» Goal
Please return nothing but the lines between the line holding "Convert this diagram to TikZ code." and the line holding "color=transparent!0, outer color=transparent!100]", both ends included, without the pictures.

» Extracted data
****************

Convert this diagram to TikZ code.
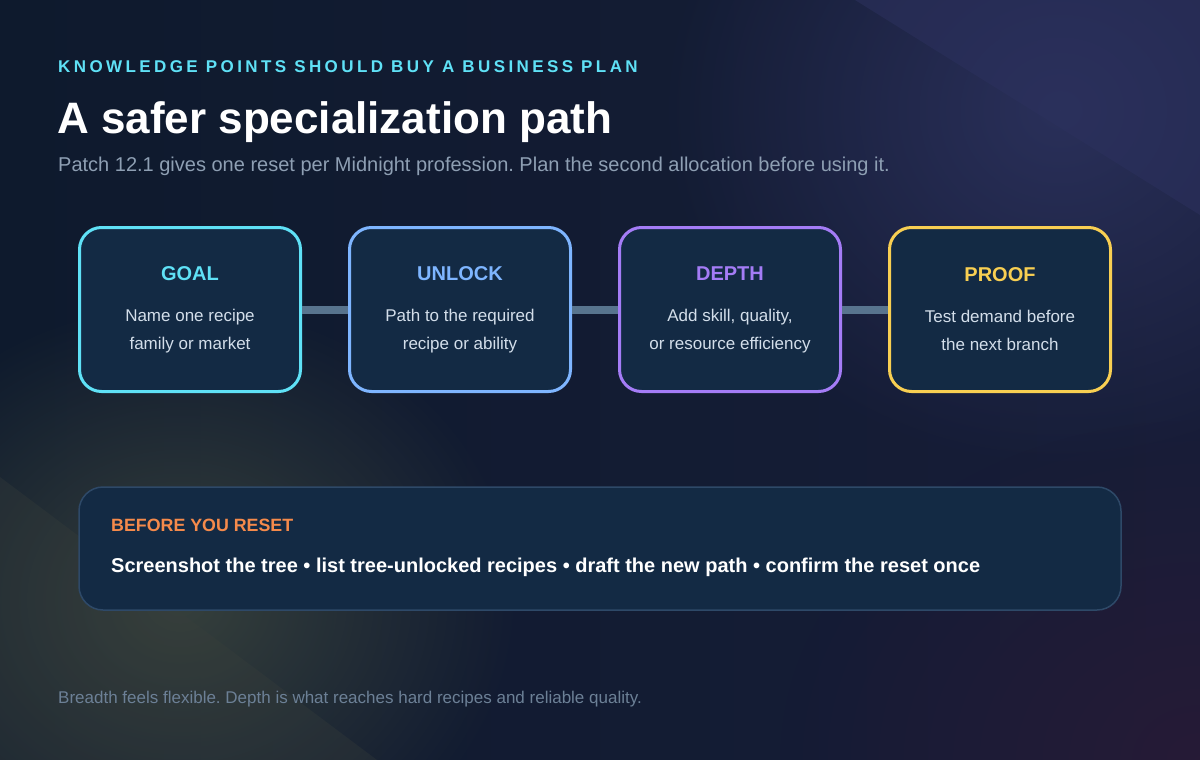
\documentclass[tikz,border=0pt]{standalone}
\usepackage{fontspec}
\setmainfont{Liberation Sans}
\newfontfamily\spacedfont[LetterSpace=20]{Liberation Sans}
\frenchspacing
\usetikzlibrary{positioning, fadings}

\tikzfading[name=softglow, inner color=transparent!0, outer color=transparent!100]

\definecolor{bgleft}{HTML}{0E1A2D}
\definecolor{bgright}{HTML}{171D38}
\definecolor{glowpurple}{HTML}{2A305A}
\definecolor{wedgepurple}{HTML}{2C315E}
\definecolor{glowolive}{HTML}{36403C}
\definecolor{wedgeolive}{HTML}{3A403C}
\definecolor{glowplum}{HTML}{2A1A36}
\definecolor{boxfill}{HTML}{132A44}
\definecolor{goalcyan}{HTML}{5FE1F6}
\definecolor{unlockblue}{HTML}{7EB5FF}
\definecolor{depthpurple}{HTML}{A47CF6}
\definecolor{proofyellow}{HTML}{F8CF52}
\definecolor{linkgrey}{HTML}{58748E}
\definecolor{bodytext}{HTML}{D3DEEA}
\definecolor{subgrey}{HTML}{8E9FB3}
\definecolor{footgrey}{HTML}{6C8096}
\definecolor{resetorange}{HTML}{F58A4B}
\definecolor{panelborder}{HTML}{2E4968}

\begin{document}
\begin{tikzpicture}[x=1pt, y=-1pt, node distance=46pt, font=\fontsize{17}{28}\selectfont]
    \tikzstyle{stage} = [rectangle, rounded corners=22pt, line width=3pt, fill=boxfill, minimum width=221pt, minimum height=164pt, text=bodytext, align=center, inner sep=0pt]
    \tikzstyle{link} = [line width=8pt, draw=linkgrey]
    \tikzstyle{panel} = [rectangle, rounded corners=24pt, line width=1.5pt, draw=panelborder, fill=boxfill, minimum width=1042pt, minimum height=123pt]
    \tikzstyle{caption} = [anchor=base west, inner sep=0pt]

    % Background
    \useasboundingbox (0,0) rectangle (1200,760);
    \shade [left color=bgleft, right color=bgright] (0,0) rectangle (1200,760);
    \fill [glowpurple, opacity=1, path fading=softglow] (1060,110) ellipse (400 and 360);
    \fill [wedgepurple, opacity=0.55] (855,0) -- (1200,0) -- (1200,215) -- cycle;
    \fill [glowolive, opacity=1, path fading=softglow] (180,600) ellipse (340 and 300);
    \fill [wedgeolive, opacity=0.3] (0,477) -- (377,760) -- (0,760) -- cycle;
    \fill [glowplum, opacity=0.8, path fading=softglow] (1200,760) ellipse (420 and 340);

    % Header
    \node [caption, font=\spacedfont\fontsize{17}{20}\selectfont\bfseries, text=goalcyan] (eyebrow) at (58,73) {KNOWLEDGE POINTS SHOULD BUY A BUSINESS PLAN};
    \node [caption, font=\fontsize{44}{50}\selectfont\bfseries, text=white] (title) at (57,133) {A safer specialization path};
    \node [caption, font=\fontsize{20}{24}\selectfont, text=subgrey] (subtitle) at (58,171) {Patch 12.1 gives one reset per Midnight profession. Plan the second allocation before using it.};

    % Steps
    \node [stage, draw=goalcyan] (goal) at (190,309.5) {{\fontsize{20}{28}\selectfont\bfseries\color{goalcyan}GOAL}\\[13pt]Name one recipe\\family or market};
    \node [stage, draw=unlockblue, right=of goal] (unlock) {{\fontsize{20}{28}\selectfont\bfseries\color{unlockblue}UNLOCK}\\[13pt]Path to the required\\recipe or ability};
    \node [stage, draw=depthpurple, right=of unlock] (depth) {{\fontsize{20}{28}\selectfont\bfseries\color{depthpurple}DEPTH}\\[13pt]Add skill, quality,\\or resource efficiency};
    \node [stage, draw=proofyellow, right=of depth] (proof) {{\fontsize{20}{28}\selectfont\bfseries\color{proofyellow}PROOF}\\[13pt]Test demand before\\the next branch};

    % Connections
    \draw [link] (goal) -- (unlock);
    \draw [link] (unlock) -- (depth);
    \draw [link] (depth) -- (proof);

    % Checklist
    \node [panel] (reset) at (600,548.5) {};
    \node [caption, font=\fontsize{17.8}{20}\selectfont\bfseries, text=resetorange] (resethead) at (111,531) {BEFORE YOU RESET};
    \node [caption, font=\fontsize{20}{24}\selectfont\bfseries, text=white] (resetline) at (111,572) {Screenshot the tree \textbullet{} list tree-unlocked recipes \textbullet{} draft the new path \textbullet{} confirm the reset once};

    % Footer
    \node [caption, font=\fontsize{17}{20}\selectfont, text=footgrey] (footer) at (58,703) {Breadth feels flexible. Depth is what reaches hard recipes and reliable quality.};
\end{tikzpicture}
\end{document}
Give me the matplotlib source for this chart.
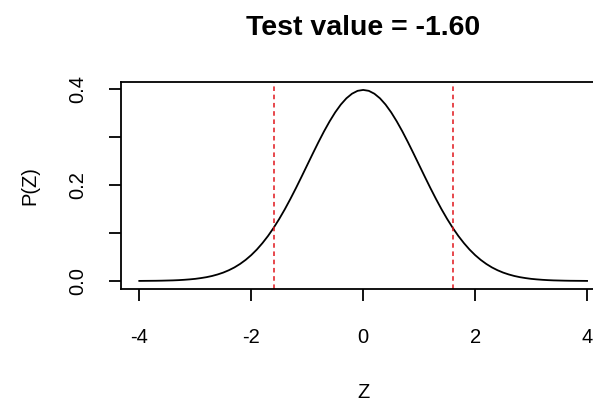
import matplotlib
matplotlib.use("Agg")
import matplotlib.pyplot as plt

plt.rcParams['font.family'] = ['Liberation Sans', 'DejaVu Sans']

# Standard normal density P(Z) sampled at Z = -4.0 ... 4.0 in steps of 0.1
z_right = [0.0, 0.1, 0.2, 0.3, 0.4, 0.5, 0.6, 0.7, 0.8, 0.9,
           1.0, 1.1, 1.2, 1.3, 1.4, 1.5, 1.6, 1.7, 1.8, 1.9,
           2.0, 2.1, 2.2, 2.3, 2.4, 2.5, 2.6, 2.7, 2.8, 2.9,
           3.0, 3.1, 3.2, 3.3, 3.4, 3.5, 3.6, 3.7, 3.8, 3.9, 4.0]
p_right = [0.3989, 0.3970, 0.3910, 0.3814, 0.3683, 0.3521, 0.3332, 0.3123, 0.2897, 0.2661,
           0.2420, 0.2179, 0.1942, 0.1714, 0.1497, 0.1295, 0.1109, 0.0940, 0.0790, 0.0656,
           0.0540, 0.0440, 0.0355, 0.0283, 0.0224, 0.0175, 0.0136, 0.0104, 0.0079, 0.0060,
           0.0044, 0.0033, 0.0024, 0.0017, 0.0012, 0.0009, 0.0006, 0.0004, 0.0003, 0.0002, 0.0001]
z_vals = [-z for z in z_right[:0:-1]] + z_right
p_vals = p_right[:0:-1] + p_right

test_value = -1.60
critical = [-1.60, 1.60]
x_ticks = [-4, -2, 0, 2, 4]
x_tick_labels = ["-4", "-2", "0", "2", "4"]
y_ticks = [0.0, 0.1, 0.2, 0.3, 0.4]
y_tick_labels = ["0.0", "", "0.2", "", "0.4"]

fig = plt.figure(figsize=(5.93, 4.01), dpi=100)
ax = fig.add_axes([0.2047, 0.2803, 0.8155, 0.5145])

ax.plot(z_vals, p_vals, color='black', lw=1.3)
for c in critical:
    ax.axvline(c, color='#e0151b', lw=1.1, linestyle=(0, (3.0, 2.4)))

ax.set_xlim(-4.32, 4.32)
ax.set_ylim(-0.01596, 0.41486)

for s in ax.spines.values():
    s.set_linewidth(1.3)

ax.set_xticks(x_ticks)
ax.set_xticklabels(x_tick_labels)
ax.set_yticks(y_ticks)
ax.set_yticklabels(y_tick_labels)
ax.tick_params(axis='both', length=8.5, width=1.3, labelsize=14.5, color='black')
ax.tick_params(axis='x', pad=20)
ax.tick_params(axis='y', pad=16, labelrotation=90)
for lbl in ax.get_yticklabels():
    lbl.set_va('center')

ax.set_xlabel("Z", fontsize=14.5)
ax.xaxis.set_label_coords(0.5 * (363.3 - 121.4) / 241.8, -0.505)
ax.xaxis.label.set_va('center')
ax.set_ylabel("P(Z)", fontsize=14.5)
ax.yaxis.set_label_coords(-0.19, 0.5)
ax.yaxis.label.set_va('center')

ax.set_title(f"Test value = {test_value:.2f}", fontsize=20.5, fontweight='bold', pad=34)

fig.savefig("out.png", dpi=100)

****************

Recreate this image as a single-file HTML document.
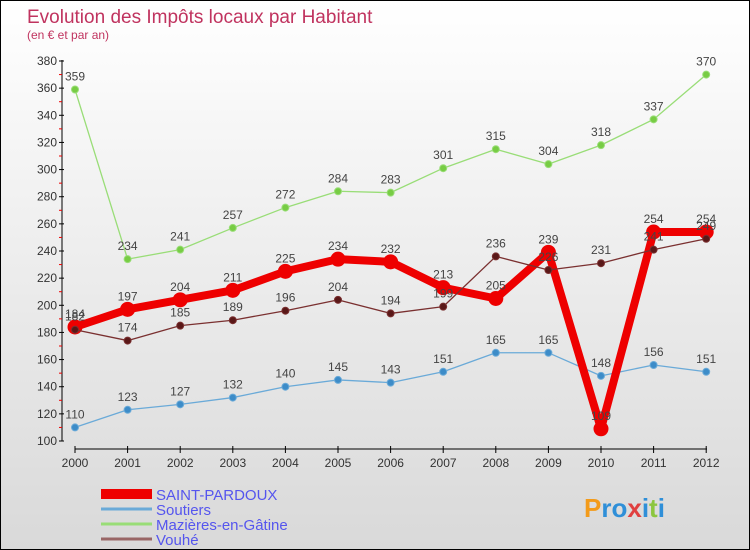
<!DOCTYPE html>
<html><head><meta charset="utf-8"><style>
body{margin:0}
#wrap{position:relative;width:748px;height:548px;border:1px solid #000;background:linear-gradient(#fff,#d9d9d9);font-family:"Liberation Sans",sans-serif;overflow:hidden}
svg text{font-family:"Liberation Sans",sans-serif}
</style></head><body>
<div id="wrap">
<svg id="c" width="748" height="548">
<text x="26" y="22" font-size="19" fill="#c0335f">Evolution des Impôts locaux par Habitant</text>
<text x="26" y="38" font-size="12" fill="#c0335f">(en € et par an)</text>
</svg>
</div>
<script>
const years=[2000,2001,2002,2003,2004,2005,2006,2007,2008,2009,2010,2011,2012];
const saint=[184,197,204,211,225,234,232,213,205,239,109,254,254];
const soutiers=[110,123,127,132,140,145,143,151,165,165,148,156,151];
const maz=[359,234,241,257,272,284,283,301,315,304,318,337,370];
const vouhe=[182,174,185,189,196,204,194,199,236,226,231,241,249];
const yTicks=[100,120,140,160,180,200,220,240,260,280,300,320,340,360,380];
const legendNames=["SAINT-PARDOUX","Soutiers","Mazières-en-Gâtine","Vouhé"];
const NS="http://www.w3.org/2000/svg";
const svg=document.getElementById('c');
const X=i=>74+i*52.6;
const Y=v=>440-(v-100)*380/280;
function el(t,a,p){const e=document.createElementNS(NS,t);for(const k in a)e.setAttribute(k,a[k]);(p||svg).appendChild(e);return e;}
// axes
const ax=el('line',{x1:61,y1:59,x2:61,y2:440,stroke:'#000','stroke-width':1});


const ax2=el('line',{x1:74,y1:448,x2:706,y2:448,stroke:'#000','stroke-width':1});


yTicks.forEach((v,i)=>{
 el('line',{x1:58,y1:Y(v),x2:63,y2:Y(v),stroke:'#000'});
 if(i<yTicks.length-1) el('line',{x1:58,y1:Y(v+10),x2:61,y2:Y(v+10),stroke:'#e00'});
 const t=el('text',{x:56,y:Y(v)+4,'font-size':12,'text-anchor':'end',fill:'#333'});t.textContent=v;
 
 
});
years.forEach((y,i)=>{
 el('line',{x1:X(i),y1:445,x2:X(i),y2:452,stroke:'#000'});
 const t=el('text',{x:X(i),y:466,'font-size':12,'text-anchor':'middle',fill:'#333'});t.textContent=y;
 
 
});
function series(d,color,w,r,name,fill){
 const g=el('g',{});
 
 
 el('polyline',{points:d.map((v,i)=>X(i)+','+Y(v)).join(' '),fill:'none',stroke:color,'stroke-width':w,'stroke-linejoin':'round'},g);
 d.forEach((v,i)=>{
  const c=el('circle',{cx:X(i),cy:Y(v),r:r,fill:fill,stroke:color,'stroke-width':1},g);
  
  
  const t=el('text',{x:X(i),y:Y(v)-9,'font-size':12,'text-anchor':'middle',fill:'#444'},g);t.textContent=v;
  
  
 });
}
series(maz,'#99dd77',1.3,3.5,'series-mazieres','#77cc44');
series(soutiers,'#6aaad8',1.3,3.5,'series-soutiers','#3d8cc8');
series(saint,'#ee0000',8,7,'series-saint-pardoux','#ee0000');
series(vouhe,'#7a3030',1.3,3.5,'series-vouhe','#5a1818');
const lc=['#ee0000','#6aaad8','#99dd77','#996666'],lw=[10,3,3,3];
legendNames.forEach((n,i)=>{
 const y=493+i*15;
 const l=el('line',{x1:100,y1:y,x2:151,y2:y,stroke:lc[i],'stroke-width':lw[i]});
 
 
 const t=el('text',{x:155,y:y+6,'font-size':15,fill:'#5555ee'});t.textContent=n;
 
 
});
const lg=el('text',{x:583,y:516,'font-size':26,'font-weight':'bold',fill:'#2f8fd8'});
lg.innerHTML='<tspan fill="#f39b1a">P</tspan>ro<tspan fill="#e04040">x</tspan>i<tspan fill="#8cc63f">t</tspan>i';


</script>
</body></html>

****************

» Answer to the exercise
Convert this diagram to TikZ code.
\documentclass[tikz,border=0pt]{standalone}
\usepackage{fontspec}
\setmainfont{Liberation Sans}
\newfontfamily\spacedfont[LetterSpace=20]{Liberation Sans}
\frenchspacing
\usetikzlibrary{positioning, fadings}

\tikzfading[name=softglow, inner color=transparent!0, outer color=transparent!100]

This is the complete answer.